LISTED ENTRIES:

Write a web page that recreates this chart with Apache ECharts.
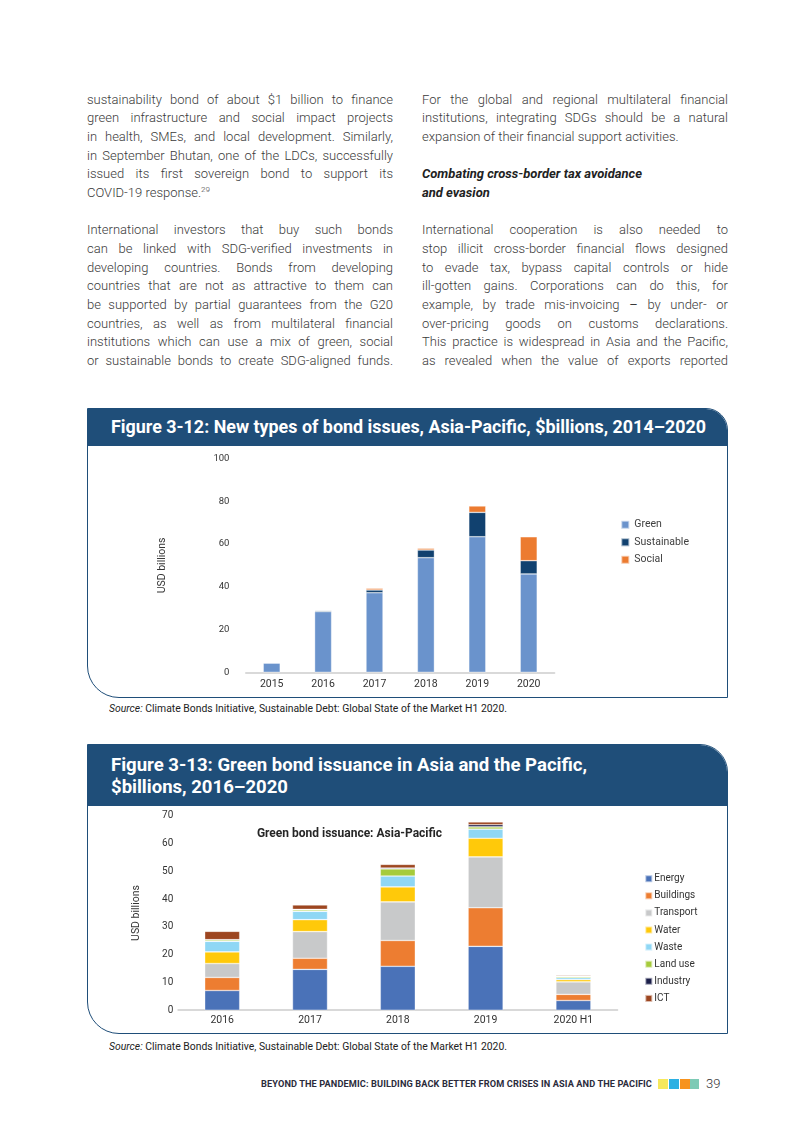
<!DOCTYPE html>
<html>
<head>
<meta charset="utf-8">
<script src="https://cdn.jsdelivr.net/npm/echarts@6/dist/echarts.min.js"></script>
<style>
  body{margin:0;width:793px;height:1122px;position:relative;background:#fff;font-family:Roboto,"Noto Sans",sans-serif;overflow:hidden}
  .line{position:absolute;height:18.65px;line-height:18.65px;font-size:13px;font-weight:300;color:#3a3a3a;white-space:nowrap}
  .line span{display:inline-block;white-space:nowrap}
  .head{font-weight:700;font-style:italic;color:#222}
  .fig{position:absolute;box-sizing:border-box;border:1.6px solid #1f4e79;overflow:hidden;background:#fff}
  .banner{position:absolute;left:0;top:0;right:0;background:#1f4e79}
  .btxt{position:absolute;left:22.8px;color:#fff;font-weight:700;font-size:18.5px;line-height:22.2px;white-space:nowrap;transform-origin:left center}
  .src{position:absolute;left:108.5px;font-size:10.5px;line-height:12px;color:#222;white-space:nowrap;transform-origin:left center}
  .chart{position:absolute;z-index:2}
  .foot{position:absolute;left:260.7px;top:1078px;font-size:8.6px;line-height:12px;font-weight:700;color:#2b2b3b;white-space:nowrap;transform-origin:left center;letter-spacing:0.1px}
  .sq{position:absolute;top:1079px;height:10px}
</style>
</head>
<body>
<div id="text"></div>

<div class="fig" style="left:87px;top:408px;width:641px;height:290px;border-radius:0 22px 0 32px;">
  <div class="banner" style="height:37px"></div>
  <div class="btxt fit" data-w="595" style="top:7px">Figure 3-12: New types of bond issues, Asia-Pacific, $billions, 2014–2020</div>
</div>
<div class="src fit" data-w="398" style="top:703.3px"><i>Source:</i> Climate Bonds Initiative, Sustainable Debt: Global State of the Market H1 2020.</div>

<div class="fig" style="left:87px;top:744px;width:641px;height:290px;border-radius:0 28px 0 32px;">
  <div class="banner" style="height:61px"></div>
  <div class="btxt fit" data-w="476" style="top:8.7px">Figure 3-13: Green bond issuance in Asia and the Pacific,</div>
  <div class="btxt fit" data-w="177" style="top:30.9px">$billions, 2016–2020</div>
</div>
<div class="src fit" data-w="398" style="top:1041px"><i>Source:</i> Climate Bonds Initiative, Sustainable Debt: Global State of the Market H1 2020.</div>

<div id="c1" class="chart" style="left:88px;top:446px;width:638px;height:250px"></div>
<div id="c2" class="chart" style="left:88px;top:806px;width:638px;height:226px"></div>

<div class="foot fit" data-w="391">BEYOND THE PANDEMIC: BUILDING BACK BETTER FROM CRISES IN ASIA AND THE PACIFIC</div>
<div class="sq" style="left:658px;width:10px;background:#f6e85c"></div>
<div class="sq" style="left:669px;width:10px;background:#2bb0e3"></div>
<div class="sq" style="left:679.5px;width:10px;background:#f7931e"></div>
<div class="sq" style="left:689.5px;width:9px;background:#7dcab5"></div>
<div style="position:absolute;left:706px;top:1076px;font-size:13px;line-height:16px;font-weight:300;color:#333">39</div>

<script>
// ---------- Figure 3-12 data ----------
const years1 = ['2015', '2016', '2017', '2018', '2019', '2020'];
const green = [4.4, 28.4, 37.2, 53.6, 63.4, 46.0];
const sustainable = [0, 0.5, 1.3, 3.6, 11.4, 6.2];
const social = [0, 0, 0.8, 0.8, 3.0, 11.2];
const yTicks1 = [0, 20, 40, 60, 80, 100];

// ---------- Figure 3-13 data ----------
const years2 = ['2016', '2017', '2018', '2019', '2020 H1'];
const energy = [7.1, 14.7, 15.8, 23.0, 3.5];
const buildings = [4.7, 4.0, 9.3, 13.9, 2.2];
const transport = [5.0, 9.6, 13.9, 18.3, 4.5];
const water = [4.2, 4.3, 5.4, 6.7, 0.8];
const waste = [3.8, 3.0, 3.9, 3.3, 0.7];
const landUse = [0.5, 0.5, 2.6, 0.8, 0.4];
const industry = [0.1, 0.2, 0.3, 0.8, 0.1];
const ict = [3.0, 1.6, 1.3, 1.0, 0.3];
const yTicks2 = [0, 10, 20, 30, 40, 50, 60, 70];

// ---------- body text ----------
const leftLines = [
  ['j', 'sustainability bond of about $1 billion to finance'],
  ['j', 'green infrastructure and social impact projects'],
  ['j', 'in health, SMEs, and local development. Similarly,'],
  ['j', 'in September Bhutan, one of the LDCs, successfully'],
  ['j', 'issued its first sovereign bond to support its'],
  ['l', 'COVID-19 response.<sup style="font-size:8px;line-height:0">29</sup>'],
  ['b', ''],
  ['j', 'International investors that buy such bonds'],
  ['j', 'can be linked with SDG-verified investments in'],
  ['j', 'developing countries. Bonds from developing'],
  ['j', 'countries that are not as attractive to them can'],
  ['j', 'be supported by partial guarantees from the G20'],
  ['j', 'countries, as well as from multilateral financial'],
  ['j', 'institutions which can use a mix of green, social'],
  ['j', 'or sustainable bonds to create SDG-aligned funds.']
];
const rightLines = [
  ['j', 'For the global and regional multilateral financial'],
  ['j', 'institutions, integrating SDGs should be a natural'],
  ['l', 'expansion of their financial support activities.'],
  ['b', ''],
  ['h', 'Combating cross-border tax avoidance'],
  ['h', 'and evasion'],
  ['b', ''],
  ['j', 'International cooperation is also needed to'],
  ['j', 'stop illicit cross-border financial flows designed'],
  ['j', 'to evade tax, bypass capital controls or hide'],
  ['j', 'ill-gotten gains. Corporations can do this, for'],
  ['j', 'example, by trade mis-invoicing <b>–</b> by under- or'],
  ['j', 'over-pricing goods on customs declarations.'],
  ['j', 'This practice is widespread in Asia and the Pacific,'],
  ['j', 'as revealed when the value of exports reported']
];

const textHost = document.getElementById('text');
function placeLines(lines, x) {
  lines.forEach((ln, i) => {
    if (ln[0] === 'b') return;
    const d = document.createElement('div');
    d.className = 'line' + (ln[0] === 'h' ? ' head' : '');
    d.style.left = x + 'px';
    d.style.top = (90.7 + i * 18.65) + 'px';
    const s = document.createElement('span');
    s.innerHTML = ln[1];
    d.appendChild(s);
    textHost.appendChild(d);
    if (ln[0] === 'j') {
      const w = s.getBoundingClientRect().width;
      const n = (ln[1].replace(/<[^>]*>/g, '').match(/ /g) || []).length;
      if (n > 0) s.style.wordSpacing = ((306 - w) / n) + 'px';
    }
  });
}
placeLines(leftLines, 87);
placeLines(rightLines, 422);

document.querySelectorAll('.fit').forEach(el => {
  el.style.display = 'inline-block';
  const w = el.getBoundingClientRect().width;
  const target = parseFloat(el.dataset.w);
  el.style.transform = 'scaleX(' + (target / w) + ')';
});

// ---------- chart 1 ----------
const c1 = echarts.init(document.getElementById('c1'), null, {renderer: 'canvas'});
const segBorder = {borderColor: 'rgba(255,255,255,0.6)', borderWidth: 0.6};
c1.setOption({
  animation: false,
  textStyle: {fontFamily: 'Roboto'},
  grid: {left: 158, top: 12.5, width: 308.4, height: 213.8, containLabel: false},
  legend: {
    orient: 'vertical', left: 527.3, top: 67.8, itemWidth: 8, itemHeight: 8, itemGap: 5.5,
    selectedMode: false, icon: 'rect',
    textStyle: {fontSize: 10.5, color: '#404040', lineHeight: 12},
    data: ['Green', 'Sustainable', 'Social']
  },
  xAxis: {
    type: 'category', data: years1,
    axisLine: {lineStyle: {color: '#d9d9d9', width: 2}},
    axisTick: {show: false},
    axisLabel: {fontSize: 10.5, color: '#333', margin: 6.5}
  },
  yAxis: {
    type: 'value', min: yTicks1[0], max: yTicks1[yTicks1.length - 1], interval: yTicks1[1] - yTicks1[0],
    axisLine: {show: false}, axisTick: {show: false}, splitLine: {show: false},
    axisLabel: {fontSize: 9.5, color: '#333', margin: 16.6},
    name: 'USD billions', nameLocation: 'middle', nameGap: 78,
    nameTextStyle: {fontSize: 10.5, color: '#333'}
  },
  series: [
    {name: 'Green', type: 'bar', stack: 's', data: green, barWidth: 17, itemStyle: Object.assign({color: '#6a93cc'}, segBorder)},
    {name: 'Sustainable', type: 'bar', stack: 's', data: sustainable, barWidth: 17, itemStyle: Object.assign({color: '#11416f'}, segBorder)},
    {name: 'Social', type: 'bar', stack: 's', data: social, barWidth: 17, itemStyle: Object.assign({color: '#ec7b30'}, segBorder)}
  ]
});

// ---------- chart 2 ----------
const c2 = echarts.init(document.getElementById('c2'), null, {renderer: 'canvas'});
const names2 = ['Energy', 'Buildings', 'Transport', 'Water', 'Waste', 'Land use', 'Industry', 'ICT'];
const vals2 = [energy, buildings, transport, water, waste, landUse, industry, ict];
const cols2 = ['#4a72b8', '#ed7d31', '#c8c9ca', '#ffc90a', '#8fd7f5', '#a6cb3b', '#1c1f4a', '#9d4620'];
c2.setOption({
  animation: false,
  textStyle: {fontFamily: 'Roboto'},
  title: {
    text: 'Green bond issuance: Asia-Pacific', left: 256.5, top: 16.5, textAlign: 'center',
    textStyle: {fontSize: 12, fontWeight: 'bold', color: '#262626'}
  },
  grid: {left: 90.3, top: 9.8, width: 439, height: 194.4, containLabel: false},
  legend: {
    orient: 'vertical', left: 551.3, top: 61.7, itemWidth: 7, itemHeight: 7, itemGap: 5.1,
    selectedMode: false, icon: 'rect',
    textStyle: {fontSize: 10, color: '#333', lineHeight: 12, padding: [0, 0, 0, -3]},
    data: names2
  },
  xAxis: {
    type: 'category', data: years2,
    axisLine: {lineStyle: {color: '#d9d9d9', width: 2}},
    axisTick: {show: false},
    axisLabel: {fontSize: 10.5, color: '#333', margin: 5}
  },
  yAxis: {
    type: 'value', min: yTicks2[0], max: yTicks2[yTicks2.length - 1], interval: yTicks2[1] - yTicks2[0],
    axisLine: {show: false}, axisTick: {show: false}, splitLine: {show: false},
    axisLabel: {fontSize: 10, color: '#333', margin: 5},
    name: 'USD billions', nameLocation: 'middle', nameGap: 36,
    nameTextStyle: {fontSize: 10.5, color: '#333'}
  },
  series: names2.map((n, i) => ({
    name: n, type: 'bar', stack: 'g', data: vals2[i], barWidth: 35,
    itemStyle: Object.assign({color: cols2[i]}, segBorder)
  }))
});
</script>
</body>
</html>
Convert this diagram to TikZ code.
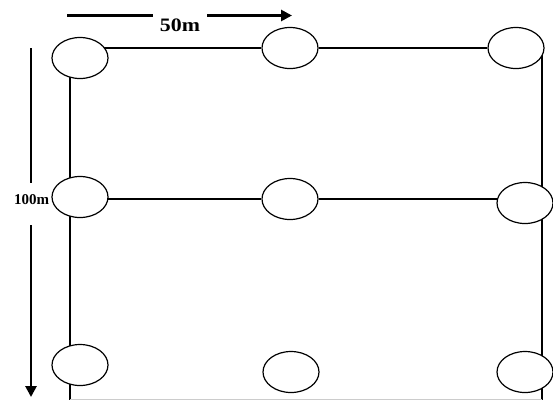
\documentclass[tikz,border=0pt]{standalone}
\usepackage{fontspec}
\setmainfont{Liberation Serif}[BoldFont={Liberation Serif Bold}]
\usetikzlibrary{arrows.meta,backgrounds,shapes.geometric}
\begin{document}
\begin{tikzpicture}[x=1pt,y=-1pt,
  plot/.style={draw=black, line width=1.2pt, fill=white, ellipse, minimum width=56pt, minimum height=41pt, inner sep=0pt},
  wire/.style={draw=black, line width=1.1pt},
  dimline/.style={draw=black, line width=2.7pt},
  dimarrow/.style={dimline, -{Triangle[length=11pt,width=11pt]}},
  dimlabel/.style={font=\bfseries, inner sep=0pt, text=black}
]
\useasboundingbox (0,0) rectangle (553,400);
% plots
\node[plot] (A1) at (80,58) {};
\node[plot] (B1) at (290,48) {};
\node[plot] (C1) at (516,48) {};
\node[plot] (A2) at (80,197) {};
\node[plot] (B2) at (290,199) {};
\node[plot] (C2) at (525,203) {};
\node[plot] (A3) at (80,365) {};
\node[plot] (B3) at (291,372) {};
\node[plot] (C3) at (525,372) {};
\coordinate (Lbot) at (70,399.6);
\coordinate (Rbot) at (542,399.6);
\begin{scope}[on background layer]
  \draw[wire] (A1 |- B1) -- (B1) -- (C1);
  \draw[wire] (A2 |- B2) -- (B2) -- (C2 |- B2);
  \draw[wire] (A1 -| Lbot) -- (Lbot);
  \draw[wire] (C1 -| Rbot) -- (Rbot);
  \draw[draw=black!20, line width=0.6pt] (Lbot) -- (Rbot);
\end{scope}
% dimension labels
\node[dimlabel, font=\fontsize{19}{19}\bfseries\selectfont] (L50) at (180,25) {\scalebox{1.15}[1]{50m}};
\coordinate (ta) at (67,15.5);
\coordinate (tg1) at (153,15.5);
\coordinate (tg2) at (207,15.5);
\coordinate (tb) at (292,15.5);
\draw[dimline] (ta) -- (tg1);
\draw[dimarrow] (tg2) -- (tb);
\node[dimlabel, font=\fontsize{15}{15}\bfseries\selectfont] (L100) at (31.5,199.5) {100m};
\coordinate (la) at (31,48);
\coordinate (lg1) at (31,183);
\coordinate (lg2) at (31,225);
\coordinate (lb) at (31,397);
\draw[dimline] (la) -- (lg1);
\draw[dimarrow] (lg2) -- (lb);
\end{tikzpicture}
\end{document}
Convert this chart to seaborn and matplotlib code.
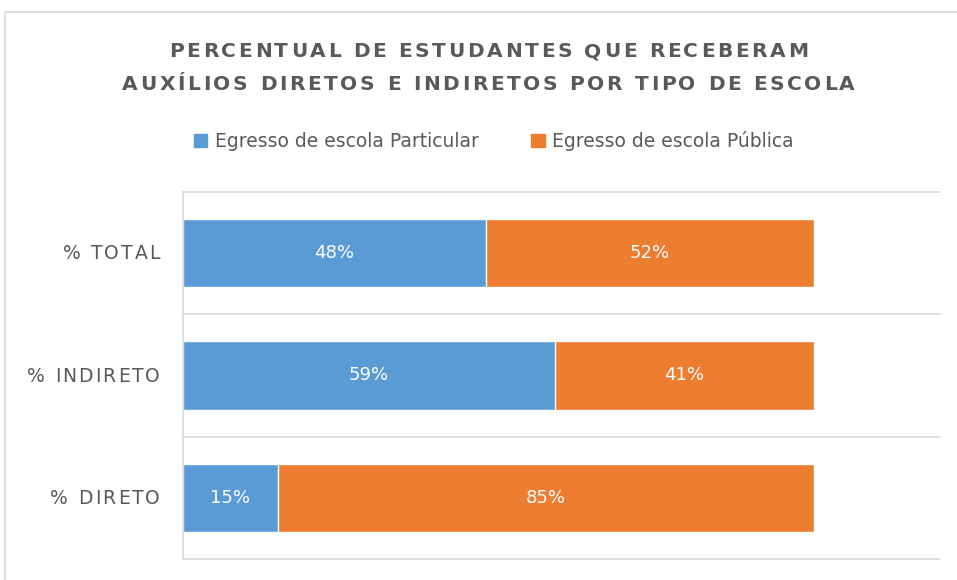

WHAT IS EXPECTED:
Select every line in the material above where the string "code" occurs, and copy it.

EXPECTED OUTPUT:
Convert this diagram to TikZ code.
Convert this chart to seaborn and matplotlib code.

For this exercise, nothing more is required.